> [What is expected]:
Leaving out the pictures, retype the lines from the beginning of the listing through the line containing "(0,0) rectangle (525,803);".

> [Available data]:
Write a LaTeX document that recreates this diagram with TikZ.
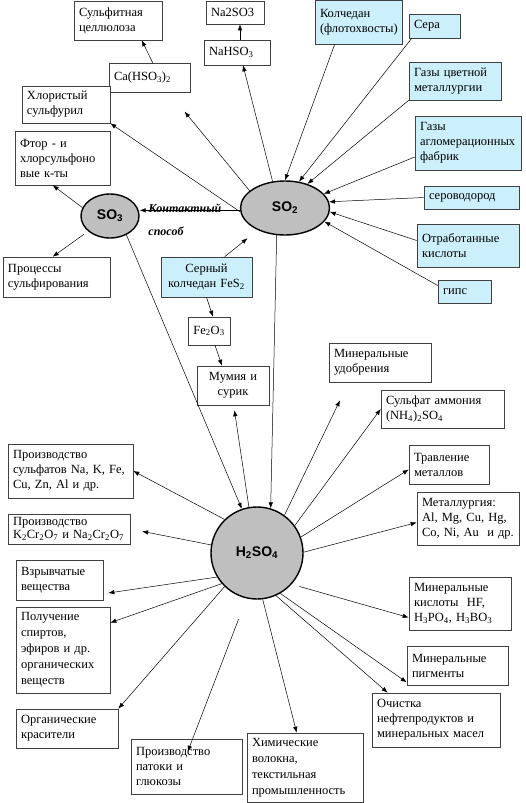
\documentclass[tikz,border=0pt]{standalone}
\usepackage{fontspec}
\setmainfont{Liberation Serif}
\setsansfont{Liberation Sans}
\usetikzlibrary{arrows.meta,shapes.geometric}

\begin{document}
\begin{tikzpicture}[x=1pt,y=-1pt,
  box/.style={draw=black!75,line width=0.6pt,fill=white,align=left,inner xsep=5pt,inner ysep=0pt,
    font=\fontsize{12.5}{15}\selectfont},
  src/.style={box,fill=cyan!20},
  blob/.style={ellipse,draw,line width=1.4pt,fill=gray!50,inner sep=0pt,
    font=\sffamily\bfseries\fontsize{14}{14}\selectfont},
  arr/.style={-{Latex[length=6pt,width=4.5pt]},line width=0.5pt}]

  \useasboundingbox (0,0) rectangle (525,803);

  % centres
  \node[blob,minimum width=58pt,minimum height=44pt] (so3) at (110,216) {SO\textsubscript{3}};
  \node[blob,minimum width=89pt,minimum height=54pt] (so2) at (285,208) {SO\textsubscript{2}};
  \node[blob,circle,minimum size=92pt] (h2so4) at (257,553) {H\textsubscript{2}SO\textsubscript{4}};

  % raw materials
  \node[src,text width=77pt,minimum height=44pt] (kolch) at (358.5,22) {Колчедан\\(флотохвосты)};
  \node[src,text width=41pt,minimum height=24pt] (sera) at (434.5,26) {Сера};
  \node[src,text width=82pt,minimum height=38pt] (gazy1) at (455,81) {Газы цветной\\металлургии};
  \node[src,text width=96pt,minimum height=54pt] (gazy2) at (468,143) {Газы\\агломерационных\\фабрик};
  \node[src,text width=85pt,minimum height=23pt] (h2s) at (471.5,197.5) {сероводород};
  \node[src,text width=92pt,minimum height=43pt] (otr) at (468,245.5) {Отработанные\\кислоты};
  \node[src,text width=43pt,minimum height=23pt] (gips) at (464.5,291.5) {гипс};
  \node[src,align=center,text width=81pt,minimum height=40pt] (fes2) at (206.5,277) {Серный\\колчедан FeS\textsubscript{2}};

  % SO2 / SO3 products
  \node[box,text width=78pt,minimum height=39pt] (cell) at (118,20.5) {Сульфитная\\целлюлоза};
  \node[box,text width=48pt,minimum height=23pt] (na2so3) at (235,12.5) {Na2SO3};
  \node[box,text width=56pt,minimum height=25pt] (nahso3) at (237,52.5) {NaHSO\textsubscript{3}};
  \node[box,text width=71pt,minimum height=29pt] (ca) at (149.5,77.5) {Ca(HSO\textsubscript{3})\textsubscript{2}};
  \node[box,text width=78pt,minimum height=37pt] (chlor) at (66,104.5) {Хлористый\\сульфурил};
  \node[box,text width=85pt,minimum height=54pt] (ftor) at (62.5,158) {Фтор - и\\хлорсульфоно\\вые к-ты};
  \node[box,text width=97pt,minimum height=40pt] (proc) at (56.5,277) {Процессы\\сульфирования};
  \node[box,align=center,text width=32pt,minimum height=28pt] (fe2o3) at (209,331) {Fe\textsubscript{2}O\textsubscript{3}};
  \node[box,align=center,text width=62pt,minimum height=39pt] (mum) at (233,385.5) {Мумия и\\сурик};

  \node[font=\bfseries\itshape\fontsize{12}{12}\selectfont] (kont) at (185,208) {Контактный};
  \node[font=\bfseries\itshape\fontsize{12}{12}\selectfont] (sposob) at (166,231) {способ};

  % H2SO4 products
  \node[box,text width=92pt,minimum height=39pt] (udob) at (380,362.5) {Минеральные\\удобрения};
  \node[box,text width=113pt,minimum height=38pt] (amm) at (442.5,409) {Сульфат аммония\\(NH\textsubscript{4})\textsubscript{2}SO\textsubscript{4}};
  \node[box,text width=70pt,minimum height=39pt] (trav) at (449,464.5) {Травление\\металлов};
  \node[box,text width=92pt,minimum height=53pt] (met) at (468,518.5) {Металлургия:\\Al, Mg, Cu, Hg,\\Co,~Ni,~Au~~и~др.};
  \node[box,text width=92pt,minimum height=53pt] (kisl) at (460,603.5) {Минеральные\\кислоты~~HF,\\H\textsubscript{3}PO\textsubscript{4}, H\textsubscript{3}BO\textsubscript{3}};
  \node[box,text width=91pt,minimum height=39pt] (pigm) at (457.5,665.5) {Минеральные\\пигменты};
  \node[box,text width=118pt,minimum height=54pt] (ochist) at (436,720) {Очистка\\нефтепродуктов и\\минеральных масел};
  \node[box,text width=106pt,minimum height=69pt,font=\fontsize{12.5}{16}\selectfont] (khim) at (305,767.5) {Химические\\волокна,\\текстильная\\промышленность};
  \node[box,text width=101pt,minimum height=55pt] (patok) at (186.5,766.5) {Производство\\патоки и\\глюкозы};
  \node[box,text width=92pt,minimum height=39pt] (krasit) at (67,728.5) {Органические\\красители};
  \node[box,text width=84pt,minimum height=86pt,font=\fontsize{12.5}{16}\selectfont] (spirt) at (63,650) {Получение\\спиртов,\\эфиров и др.\\органических\\веществ};
  \node[box,text width=77pt,minimum height=40pt] (vzryv) at (59.5,580) {Взрывчатые\\вещества};
  \node[box,text width=112pt,minimum height=30pt,font=\fontsize{12.5}{13}\selectfont] (chrom) at (69,529) {Производство\\K\textsubscript{2}Cr\textsubscript{2}O\textsubscript{7} и Na\textsubscript{2}Cr\textsubscript{2}O\textsubscript{7}};
  \node[box,text width=115pt,minimum height=54pt] (sulf) at (70.5,471) {Производство\\сульфатов~Na,~K,~Fe,\\Cu,~Zn,~Al~и~др.};

  % into SO2
  \foreach \s/\dx/\dy/\a/\e in {kolch.south west/20/0/90/0, sera.south west/3/0/62/0,
      gazy1.south west/0/0/47/0, gazy2.west/0/-14/20/0, h2s.west/0/0/8/0,
      otr.west/0/5/355/0, gips.west/0/6/341/0, fes2.north west/64/0/219/13}
    \draw[arr,shorten >=\e pt] ([xshift=\dx pt,yshift=\dy pt]\s) -- (so2.\a);

  % out of SO2 and SO3
  \draw[arr] (so2.115) -- ([xshift=6pt]nahso3.south);
  \draw[arr] ([xshift=3pt]nahso3.north) -- ([xshift=5pt]na2so3.south);
  \draw[arr,shorten >=25pt] (so2.154) -- ([xshift=60pt]ca.south west);
  \draw[arr] ([xshift=44pt]ca.north west) -- ([xshift=68pt]cell.south west);
  \draw[arr] (so2.185) -- (chlor.south east);
  \draw[arr] (so2.183) -- (so2.183 -| so3.east);
  \draw[arr] (so2.253) -- (h2so4.73);
  \draw[arr] (so3.163) -- ([xshift=38pt]ftor.south west);
  \draw[arr,shorten <=5pt] (so3.215) -- ([xshift=50pt]proc.north west);
  \draw[arr] (so3.311) -- (h2so4.109);
  \draw[arr] (fes2.south) -- ([xshift=4pt]fe2o3.north);
  \draw[arr] ([xshift=6pt]fe2o3.south) -- ([xshift=-11pt]mum.north);

  % out of H2SO4
  \foreach \a/\t/\dx/\dy/\s/\e in {100/mum.south west/37/0/0/5, 54/udob.south west/20/0/0/20,
      36/amm.west/0/0/0/0, 20/trav.west/0/-5/0/0, 1/met.west/0/-4/0/0,
      318/kisl.west/0/-14/8/0, 300/pigm.south west/0/3/0/0,
      294/ochist.north west/16/0/0/0, 277/khim.north west/50/0/0/0,
      257/patok.north west/57/-13/22/0, 226/krasit.north east/0/0/0/0,
      221/spirt.north east/0/-16/0/0, 211/vzryv.east/5/-13/0/0,
      170/chrom.east/0/0/0/12, 134/sulf.east/0/0/0/0}
    \draw[arr,shorten <=\s pt,shorten >=\e pt] (h2so4.\a) -- ([xshift=\dx pt,yshift=\dy pt]\t);
\end{tikzpicture}
\end{document}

> [Answer to this task]:
Write a LaTeX document that recreates this diagram with TikZ.
\documentclass[tikz,border=0pt]{standalone}
\usepackage{fontspec}
\setmainfont{Liberation Serif}
\setsansfont{Liberation Sans}
\usetikzlibrary{arrows.meta,shapes.geometric}

\begin{document}
\begin{tikzpicture}[x=1pt,y=-1pt,
  box/.style={draw=black!75,line width=0.6pt,fill=white,align=left,inner xsep=5pt,inner ysep=0pt,
    font=\fontsize{12.5}{15}\selectfont},
  src/.style={box,fill=cyan!20},
  blob/.style={ellipse,draw,line width=1.4pt,fill=gray!50,inner sep=0pt,
    font=\sffamily\bfseries\fontsize{14}{14}\selectfont},
  arr/.style={-{Latex[length=6pt,width=4.5pt]},line width=0.5pt}]

  \useasboundingbox (0,0) rectangle (525,803);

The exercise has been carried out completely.